Monday, Apr. 10, 1950
Diplomat's Death
In a red clapboard cottage nine miles southeast of Ottawa, Mrs. Lester Kipp was cooking breakfast one morning last week when something about the throb of a nearby aircraft made her look up at the sky through the kitchen window. She was just in time to see a plane explode in the air over a neighbor's barn, then crash in a great ball of orange flame in a nearby field. "Lester," cried Mrs. Kipp to her husband, "go help the people."
The people on the crashing plane were beyond help. One crewman had managed to parachute to safety. The others, including Laurence Adolphe Steinhardt, 57, U.S. ambassador to Canada, were dead in the tangle of shattered metal burning itself out on the snowy field.
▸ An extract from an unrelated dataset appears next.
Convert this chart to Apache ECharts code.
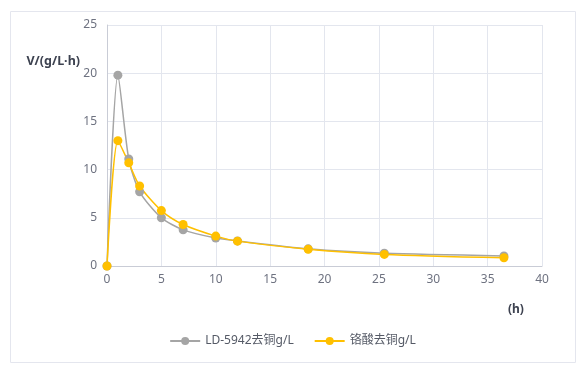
<!DOCTYPE html>
<html><head><meta charset="utf-8">
<script src="https://cdn.jsdelivr.net/npm/echarts@6/dist/echarts.min.js"></script>
<style>html,body{margin:0;padding:0;background:#fff}#c{width:585px;height:370px}</style>
</head><body><div id="c"></div>
<script>
var hours = [0, 1, 2, 3, 5, 7, 10, 12, 18.5, 25.5, 36.5];
var ldValues = [0, 19.8, 11.1, 7.7, 5.0, 3.75, 2.9, 2.6, 1.78, 1.32, 1.05];
var crValues = [0, 13.0, 10.7, 8.3, 5.75, 4.3, 3.1, 2.58, 1.74, 1.2, 0.85];
var seriesNames = ['LD-5942去铜g/L', '铬酸去铜g/L'];
var yAxisName = 'V/(g/L·h)';
var xAxisName = '(h)';

function pairs(xs, ys){ return xs.map(function(x,i){ return [x, ys[i]]; }); }

var chart = echarts.init(document.getElementById('c'), null, {renderer:'canvas'});
var font = '"Noto Sans", "Noto Sans CJK SC", sans-serif';
chart.setOption({
  animation: false,
  textStyle: {fontFamily: font},
  graphic: [{
    type: 'rect', left: 8, top: 9, z: -1,
    shape: {width: 565, height: 351},
    style: {fill: 'none', stroke: '#e4e6ee', lineWidth: 1}
  }],
  grid: {left: 107, right: 43, top: 25, bottom: 104, containLabel: false},
  legend: {
    bottom: 18, left: 'center', itemGap: 20, itemWidth: 30, itemHeight: 10,
    textStyle: {color: '#555a66', fontSize: 12, fontFamily: font},
    data: seriesNames
  },
  xAxis: {
    type: 'value', min: 0, max: 40, interval: 5,
    name: xAxisName, nameLocation: 'end', nameGap: 0,
    nameTextStyle: {color: '#3d4250', fontWeight: 'bold', fontSize: 12, padding: [38, 0, 0, -34], verticalAlign: 'top'},
    axisLine: {show: true, lineStyle: {color: '#c9ccd6'}},
    axisTick: {show: false},
    axisLabel: {color: '#6e7280', fontSize: 12, margin: 8},
    splitLine: {show: true, lineStyle: {color: '#e3e6ee'}}
  },
  yAxis: {
    type: 'value', min: 0, max: 25, interval: 5,
    name: yAxisName, nameLocation: 'end', nameGap: 0,
    nameTextStyle: {color: '#3d4250', fontWeight: 'bold', fontSize: 12.5, align: 'right', padding: [0, 27, -50, 0]},
    axisLine: {show: true, lineStyle: {color: '#c9ccd6'}},
    axisTick: {show: false},
    axisLabel: {color: '#6e7280', fontSize: 12, margin: 10},
    splitLine: {show: true, lineStyle: {color: '#e3e6ee'}}
  },
  series: [{
    name: seriesNames[0], type: 'line', smooth: 0.25,
    data: pairs(hours, ldValues),
    symbol: 'circle', symbolSize: 9,
    itemStyle: {color: '#a5a5a5'},
    lineStyle: {color: '#a5a5a5', width: 1.5}
  }, {
    name: seriesNames[1], type: 'line', smooth: 0.25,
    data: pairs(hours, crValues),
    symbol: 'circle', symbolSize: 9,
    itemStyle: {color: '#ffc000'},
    lineStyle: {color: '#ffc000', width: 1.5}
  }]
});
</script></body></html>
Lowered Flags. Within a few hours Canada's capital was in mourning for Laurence Steinhardt, one of the ablest and most popular ambassadors the U.S. had ever sent abroad. All over the city (except at the Soviet embassy) flags flew at half-staff. Telegraph companies hired extra messengers to deliver the stacks of telegrams. At the U.S. embassy, a second receptionist was assigned to receive the crowds that came to pay respects.
Canada was impressed with Ambassador Steinhardt from the moment he arrived in October 1948. Until then, many Canadians had always thought of the U.S. embassy as a rest home for weary U.S. diplomats or a testing ground for fledglings. Steinhardt fitted neither pattern. He was a successful Wall Street lawyer, a heavy contributor to Democratic campaigns, whom Franklin Roosevelt first rewarded with the ministry to Sweden. No mere fat cat, hard-driving Laurence Steinhardt immersed himself in his job, soon became a virtual career ambassador in one hot spot after another.
After a prewar tour of duty in Lima, Peru, he was ambassador to Russia for nearly three hard years through the Hitler-Stalin pact and the Nazi invasion. Even when the Germans seemed likely to take Moscow, Steinhardt remained confident that the Russians would hang on. He laid in a 100-day food supply at an emergency refuge outside the city, an extra stock of surgical supplies, and prepared his staff for a long siege. President Roosevelt called him "a good fixer and boss trader." In 1942 F.D.R. switched him to Turkey, where Steinhardt was matched against Germany's crafty Franz von Papen in the diplomatic wrestle for Turkey's friendship. After the war, before coming to Ottawa, Steinhardt served the U.S. in troubled Czechoslovakia, then starting on its painful journey through the Communist rolling mill.
Expert Envoy. From Ottawa, Steinhardt traveled from one end of Canada to the other. When Canadian and U.S. troops finished Exercise Sweetbriar on the rim of the Arctic two months ago, he was on hand in bitter weather to watch the windup. He made friends officiating at such functions as the Stampede in Calgary and the dog derby in Ottawa.
In workaday diplomacy, Canadian government leaders liked the attentive hearing Steinhardt gave their problems and his willingness to go to bat for Canada in Washington. "The trouble with Canadians is that they never make enough noise,"
Steinhardt once told a friend. In Canada, as in his other posts, Laurence Steinhardt's energy and willingness to make noise when noise was needed enabled him to speed up the machinery of diplomacy and to serve his country well.